Indonesia starts 2nd phase of Covid-19 vaccination drive at biggest textile market

The market in Central Jakarta was abuzz with excitement as 40 vaccinators made preparations for the inoculation. PHOTO: REUTERS

JAKARTA - The second phase of Indonesia's vaccination programme kicked off on Wednesday (Feb 17) at South-east Asia's biggest textile market in Tanah Abang, with 10,000 vendors having signed up to receive their first shot.

The market in central Jakarta was abuzz with excitement as 40 vaccinators made preparations for the inoculation.

There are 55,000 registered vendors at the market, and while not all have signed up, the country's Health Ministry said more are likely to register in the coming days to receive their shots.

President Joko Widodo said the second phase aims to vaccinate at least 38.5 million people, including those aged 60 and above, public officials and people whose daily routine involve intensive social interactions.

Phase one, which was rolled out on Jan 13, saw about 1.5 million medical workers in the world's fourth most populous nation receive two shots of a Covid-19 vaccine.

Health Minister Budi Gunadi Sadikin, who visited the textile market on Wednesday, told reporters that the government is not limiting the sites for inoculation to just health facilities.

"We vaccinate at health facilities, places of employment, at popular venues (like the market) and in stadiums, where mass vaccinations can be done," he added.

Indonesia is targeting to get 181.5 million people, or two-thirds of its more than 270 million population, vaccinated for the coronavirus.

Under phase two, there will be vaccination drives at markets, commercial centres across greater Jakarta and places across the most populous island of Java and Bali, before the programme is extended to the other provinces.

"Market vendors are prioritised because they interact with customers every day. Street vendors are also welcomed," Dr Maxi Rein Rondonuwu, director-general of the country's disease control and prevention department, told reporters at the Tanah Abang market.

He said of the top 10 provinces with the highest infection rates in the country, seven are in Bali and Java.

Indonesia has so far relied on China's Sinovac vaccine for the free vaccine programme, but will start receiving vaccines later this month from Britain's AstraZeneca, Pfizer from the United States and Novavax from the United States and Canada.

Indonesia currently has about 160,000 active Covid-19 cases, down from 175,000 last week.

It surpasses the 150,000 active cases in India, which has seen a significant decline in infections from its peak of one million active cases as at the third week of September last year.

The health minister said to curb the spread of the virus, the government will enlist the help of military and police officers to ramp up contact tracing efforts.

Vendors register to be vaccinated for Covid-19 at the Tanah Abang textile market in Jakarta on Feb 17, 2021. PHOTO: AFP

The World Health Organisation's recommendation is for all close contacts of a confirmed case to be identified within 72 hours of a positive result.

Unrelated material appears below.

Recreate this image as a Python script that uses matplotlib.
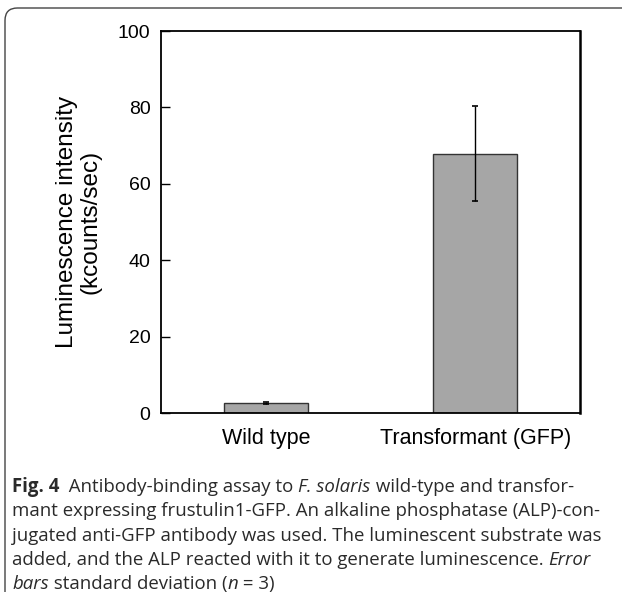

"This is something that can only be achieved if we rope in the military and police. A civilian organisation alone cannot do it," Mr Budi said, adding that the country's armed forces commander, Chief Marshal Hadi Tjahjanto, and the national police chief, General Listyo Sigit Prabowo, have agreed to the plan.

The armed forces and police are the only government branches with a chain of command which extends from Jakarta to all provinces and regions in the country, said Mr Budi.

He added that under a decentralisation programme introduced more than two decades ago, Jakarta has no control, for example, over community clinics run by a city or regency government.

Indonesia has 34 provinces, made up of more than 500 cities and regencies.